→ **Direction**
Write out the listing below in full and exactly, leaving out every picture.

— Start of Data block —

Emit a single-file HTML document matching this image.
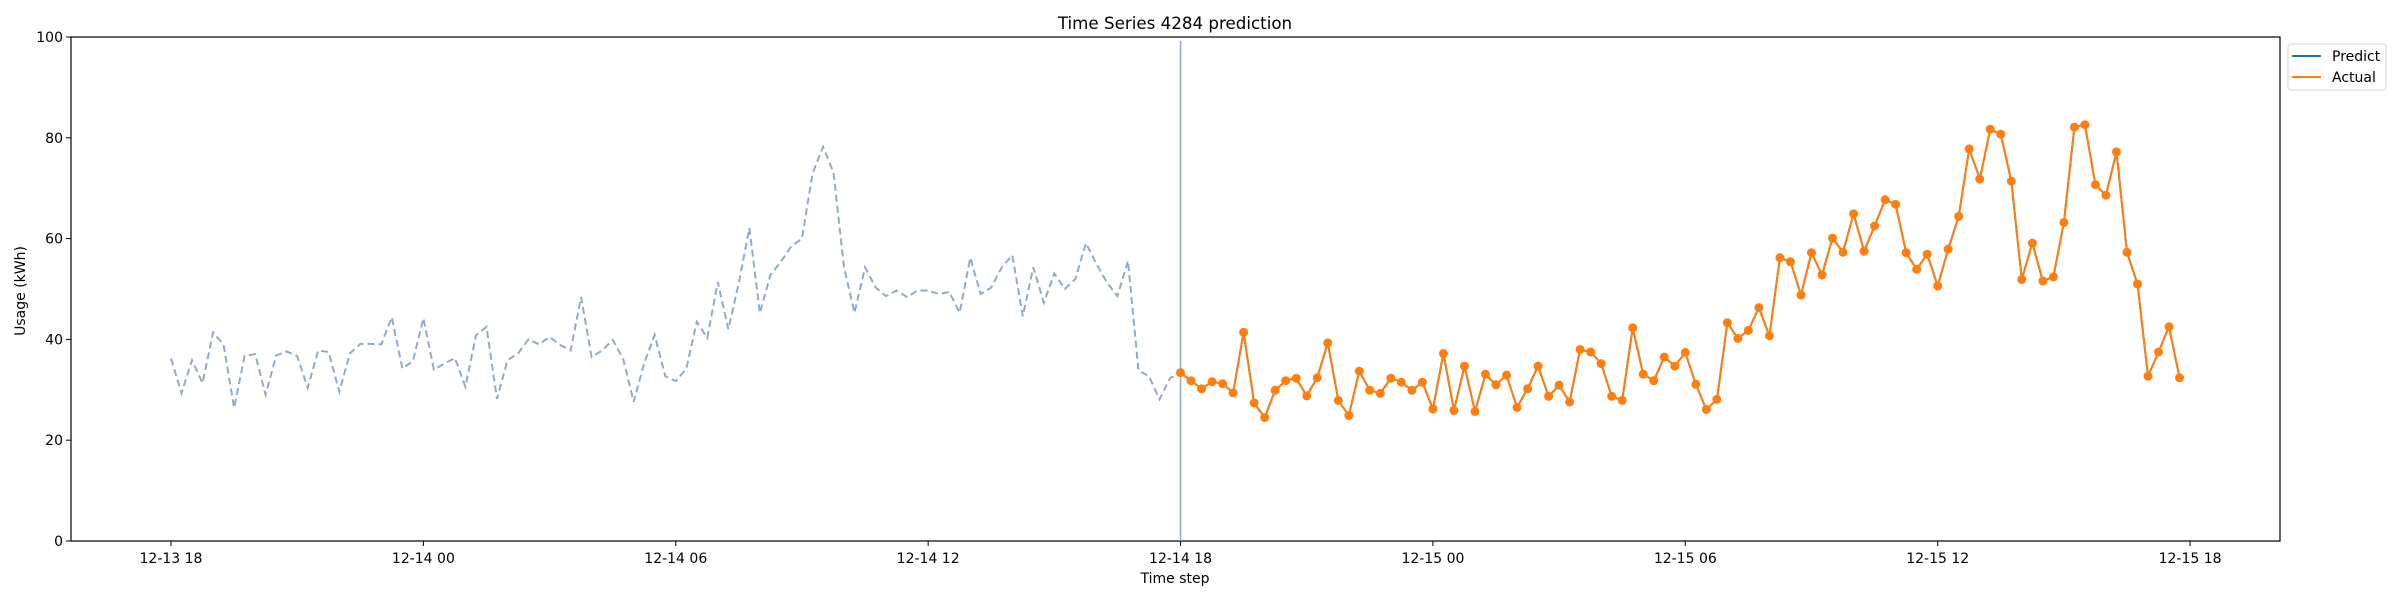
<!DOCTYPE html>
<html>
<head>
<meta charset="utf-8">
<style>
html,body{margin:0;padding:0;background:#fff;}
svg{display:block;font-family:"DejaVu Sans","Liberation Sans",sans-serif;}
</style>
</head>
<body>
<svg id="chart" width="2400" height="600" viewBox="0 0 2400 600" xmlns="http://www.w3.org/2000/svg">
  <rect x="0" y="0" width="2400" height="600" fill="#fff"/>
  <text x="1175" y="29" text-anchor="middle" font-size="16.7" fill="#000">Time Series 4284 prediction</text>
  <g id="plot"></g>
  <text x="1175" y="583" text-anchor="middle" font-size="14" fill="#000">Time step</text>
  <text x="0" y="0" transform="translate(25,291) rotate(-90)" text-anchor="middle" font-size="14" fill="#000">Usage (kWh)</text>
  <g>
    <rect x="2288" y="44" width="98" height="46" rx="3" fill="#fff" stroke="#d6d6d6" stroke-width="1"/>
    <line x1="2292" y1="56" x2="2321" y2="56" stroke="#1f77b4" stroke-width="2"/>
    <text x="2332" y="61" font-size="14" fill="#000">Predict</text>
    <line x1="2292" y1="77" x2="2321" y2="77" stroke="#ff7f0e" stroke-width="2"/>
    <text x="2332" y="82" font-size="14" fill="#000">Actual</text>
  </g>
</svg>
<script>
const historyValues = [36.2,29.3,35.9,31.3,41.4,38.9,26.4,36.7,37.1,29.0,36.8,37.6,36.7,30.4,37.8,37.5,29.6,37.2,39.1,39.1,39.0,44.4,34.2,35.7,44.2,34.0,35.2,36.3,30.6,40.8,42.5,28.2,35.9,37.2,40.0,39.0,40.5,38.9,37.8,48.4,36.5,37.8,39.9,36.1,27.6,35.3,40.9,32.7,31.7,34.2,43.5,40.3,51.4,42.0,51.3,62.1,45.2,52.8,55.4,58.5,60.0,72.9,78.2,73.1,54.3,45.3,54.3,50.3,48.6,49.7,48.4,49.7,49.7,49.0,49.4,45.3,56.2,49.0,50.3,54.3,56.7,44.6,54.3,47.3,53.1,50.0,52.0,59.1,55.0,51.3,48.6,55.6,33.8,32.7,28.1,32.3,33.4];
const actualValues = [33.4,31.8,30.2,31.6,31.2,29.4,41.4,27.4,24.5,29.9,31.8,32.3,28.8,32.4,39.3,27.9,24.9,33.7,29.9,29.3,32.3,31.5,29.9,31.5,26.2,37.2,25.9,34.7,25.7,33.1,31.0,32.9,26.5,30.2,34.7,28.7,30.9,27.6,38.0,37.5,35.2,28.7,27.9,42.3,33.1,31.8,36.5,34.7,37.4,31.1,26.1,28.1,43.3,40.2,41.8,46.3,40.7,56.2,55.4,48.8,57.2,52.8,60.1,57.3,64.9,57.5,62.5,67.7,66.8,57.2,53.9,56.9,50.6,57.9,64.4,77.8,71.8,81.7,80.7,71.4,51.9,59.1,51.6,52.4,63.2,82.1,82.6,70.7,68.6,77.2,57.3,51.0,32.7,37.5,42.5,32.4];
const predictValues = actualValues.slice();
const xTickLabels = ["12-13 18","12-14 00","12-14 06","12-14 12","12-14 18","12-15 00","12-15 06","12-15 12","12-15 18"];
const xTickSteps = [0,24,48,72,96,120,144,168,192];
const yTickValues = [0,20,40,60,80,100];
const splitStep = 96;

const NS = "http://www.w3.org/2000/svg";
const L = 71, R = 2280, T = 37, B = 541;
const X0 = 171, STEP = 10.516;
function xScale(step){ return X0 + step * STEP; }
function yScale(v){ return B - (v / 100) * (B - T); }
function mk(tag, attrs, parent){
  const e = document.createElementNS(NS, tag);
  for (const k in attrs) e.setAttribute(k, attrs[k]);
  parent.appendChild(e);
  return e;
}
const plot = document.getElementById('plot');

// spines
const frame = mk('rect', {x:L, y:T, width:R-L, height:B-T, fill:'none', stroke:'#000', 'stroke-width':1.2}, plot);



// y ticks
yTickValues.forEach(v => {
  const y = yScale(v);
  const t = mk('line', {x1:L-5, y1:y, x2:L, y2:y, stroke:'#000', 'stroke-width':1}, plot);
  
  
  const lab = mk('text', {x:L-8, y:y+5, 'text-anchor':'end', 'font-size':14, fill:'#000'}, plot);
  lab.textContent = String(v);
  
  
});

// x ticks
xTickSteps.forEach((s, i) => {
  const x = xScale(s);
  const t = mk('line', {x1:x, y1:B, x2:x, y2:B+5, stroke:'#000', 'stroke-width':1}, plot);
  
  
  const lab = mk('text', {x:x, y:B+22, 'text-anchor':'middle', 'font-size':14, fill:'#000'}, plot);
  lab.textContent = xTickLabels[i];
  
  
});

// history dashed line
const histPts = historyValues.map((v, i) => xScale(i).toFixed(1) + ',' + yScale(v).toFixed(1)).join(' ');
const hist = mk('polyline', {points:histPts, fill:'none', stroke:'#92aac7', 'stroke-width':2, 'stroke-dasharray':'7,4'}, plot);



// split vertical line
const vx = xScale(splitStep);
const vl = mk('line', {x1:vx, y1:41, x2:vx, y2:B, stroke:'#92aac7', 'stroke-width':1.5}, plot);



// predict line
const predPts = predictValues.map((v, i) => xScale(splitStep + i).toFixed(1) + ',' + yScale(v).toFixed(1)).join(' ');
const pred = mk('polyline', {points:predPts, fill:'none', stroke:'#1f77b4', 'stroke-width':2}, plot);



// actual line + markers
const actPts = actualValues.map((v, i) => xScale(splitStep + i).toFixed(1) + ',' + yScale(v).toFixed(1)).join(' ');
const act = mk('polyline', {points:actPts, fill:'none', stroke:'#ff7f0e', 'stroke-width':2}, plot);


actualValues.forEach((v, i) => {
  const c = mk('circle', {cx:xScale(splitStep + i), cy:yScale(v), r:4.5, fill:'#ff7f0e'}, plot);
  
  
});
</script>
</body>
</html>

— End of Data block —

→ **Finished answer**
Emit a single-file HTML document matching this image.
<!DOCTYPE html>
<html>
<head>
<meta charset="utf-8">
<style>
html,body{margin:0;padding:0;background:#fff;}
svg{display:block;font-family:"DejaVu Sans","Liberation Sans",sans-serif;}
</style>
</head>
<body>
<svg id="chart" width="2400" height="600" viewBox="0 0 2400 600" xmlns="http://www.w3.org/2000/svg">
  <rect x="0" y="0" width="2400" height="600" fill="#fff"/>
  <text x="1175" y="29" text-anchor="middle" font-size="16.7" fill="#000">Time Series 4284 prediction</text>
  <g id="plot"></g>
  <text x="1175" y="583" text-anchor="middle" font-size="14" fill="#000">Time step</text>
  <text x="0" y="0" transform="translate(25,291) rotate(-90)" text-anchor="middle" font-size="14" fill="#000">Usage (kWh)</text>
  <g>
    <rect x="2288" y="44" width="98" height="46" rx="3" fill="#fff" stroke="#d6d6d6" stroke-width="1"/>
    <line x1="2292" y1="56" x2="2321" y2="56" stroke="#1f77b4" stroke-width="2"/>
    <text x="2332" y="61" font-size="14" fill="#000">Predict</text>
    <line x1="2292" y1="77" x2="2321" y2="77" stroke="#ff7f0e" stroke-width="2"/>
    <text x="2332" y="82" font-size="14" fill="#000">Actual</text>
  </g>
</svg>
<script>
const historyValues = [36.2,29.3,35.9,31.3,41.4,38.9,26.4,36.7,37.1,29.0,36.8,37.6,36.7,30.4,37.8,37.5,29.6,37.2,39.1,39.1,39.0,44.4,34.2,35.7,44.2,34.0,35.2,36.3,30.6,40.8,42.5,28.2,35.9,37.2,40.0,39.0,40.5,38.9,37.8,48.4,36.5,37.8,39.9,36.1,27.6,35.3,40.9,32.7,31.7,34.2,43.5,40.3,51.4,42.0,51.3,62.1,45.2,52.8,55.4,58.5,60.0,72.9,78.2,73.1,54.3,45.3,54.3,50.3,48.6,49.7,48.4,49.7,49.7,49.0,49.4,45.3,56.2,49.0,50.3,54.3,56.7,44.6,54.3,47.3,53.1,50.0,52.0,59.1,55.0,51.3,48.6,55.6,33.8,32.7,28.1,32.3,33.4];
const actualValues = [33.4,31.8,30.2,31.6,31.2,29.4,41.4,27.4,24.5,29.9,31.8,32.3,28.8,32.4,39.3,27.9,24.9,33.7,29.9,29.3,32.3,31.5,29.9,31.5,26.2,37.2,25.9,34.7,25.7,33.1,31.0,32.9,26.5,30.2,34.7,28.7,30.9,27.6,38.0,37.5,35.2,28.7,27.9,42.3,33.1,31.8,36.5,34.7,37.4,31.1,26.1,28.1,43.3,40.2,41.8,46.3,40.7,56.2,55.4,48.8,57.2,52.8,60.1,57.3,64.9,57.5,62.5,67.7,66.8,57.2,53.9,56.9,50.6,57.9,64.4,77.8,71.8,81.7,80.7,71.4,51.9,59.1,51.6,52.4,63.2,82.1,82.6,70.7,68.6,77.2,57.3,51.0,32.7,37.5,42.5,32.4];
const predictValues = actualValues.slice();
const xTickLabels = ["12-13 18","12-14 00","12-14 06","12-14 12","12-14 18","12-15 00","12-15 06","12-15 12","12-15 18"];
const xTickSteps = [0,24,48,72,96,120,144,168,192];
const yTickValues = [0,20,40,60,80,100];
const splitStep = 96;

const NS = "http://www.w3.org/2000/svg";
const L = 71, R = 2280, T = 37, B = 541;
const X0 = 171, STEP = 10.516;
function xScale(step){ return X0 + step * STEP; }
function yScale(v){ return B - (v / 100) * (B - T); }
function mk(tag, attrs, parent){
  const e = document.createElementNS(NS, tag);
  for (const k in attrs) e.setAttribute(k, attrs[k]);
  parent.appendChild(e);
  return e;
}
const plot = document.getElementById('plot');

// spines
const frame = mk('rect', {x:L, y:T, width:R-L, height:B-T, fill:'none', stroke:'#000', 'stroke-width':1.2}, plot);



// y ticks
yTickValues.forEach(v => {
  const y = yScale(v);
  const t = mk('line', {x1:L-5, y1:y, x2:L, y2:y, stroke:'#000', 'stroke-width':1}, plot);
  
  
  const lab = mk('text', {x:L-8, y:y+5, 'text-anchor':'end', 'font-size':14, fill:'#000'}, plot);
  lab.textContent = String(v);
  
  
});

// x ticks
xTickSteps.forEach((s, i) => {
  const x = xScale(s);
  const t = mk('line', {x1:x, y1:B, x2:x, y2:B+5, stroke:'#000', 'stroke-width':1}, plot);
  
  
  const lab = mk('text', {x:x, y:B+22, 'text-anchor':'middle', 'font-size':14, fill:'#000'}, plot);
  lab.textContent = xTickLabels[i];
  
  
});

// history dashed line
const histPts = historyValues.map((v, i) => xScale(i).toFixed(1) + ',' + yScale(v).toFixed(1)).join(' ');
const hist = mk('polyline', {points:histPts, fill:'none', stroke:'#92aac7', 'stroke-width':2, 'stroke-dasharray':'7,4'}, plot);



// split vertical line
const vx = xScale(splitStep);
const vl = mk('line', {x1:vx, y1:41, x2:vx, y2:B, stroke:'#92aac7', 'stroke-width':1.5}, plot);



// predict line
const predPts = predictValues.map((v, i) => xScale(splitStep + i).toFixed(1) + ',' + yScale(v).toFixed(1)).join(' ');
const pred = mk('polyline', {points:predPts, fill:'none', stroke:'#1f77b4', 'stroke-width':2}, plot);



// actual line + markers
const actPts = actualValues.map((v, i) => xScale(splitStep + i).toFixed(1) + ',' + yScale(v).toFixed(1)).join(' ');
const act = mk('polyline', {points:actPts, fill:'none', stroke:'#ff7f0e', 'stroke-width':2}, plot);


actualValues.forEach((v, i) => {
  const c = mk('circle', {cx:xScale(splitStep + i), cy:yScale(v), r:4.5, fill:'#ff7f0e'}, plot);
  
  
});
</script>
</body>
</html>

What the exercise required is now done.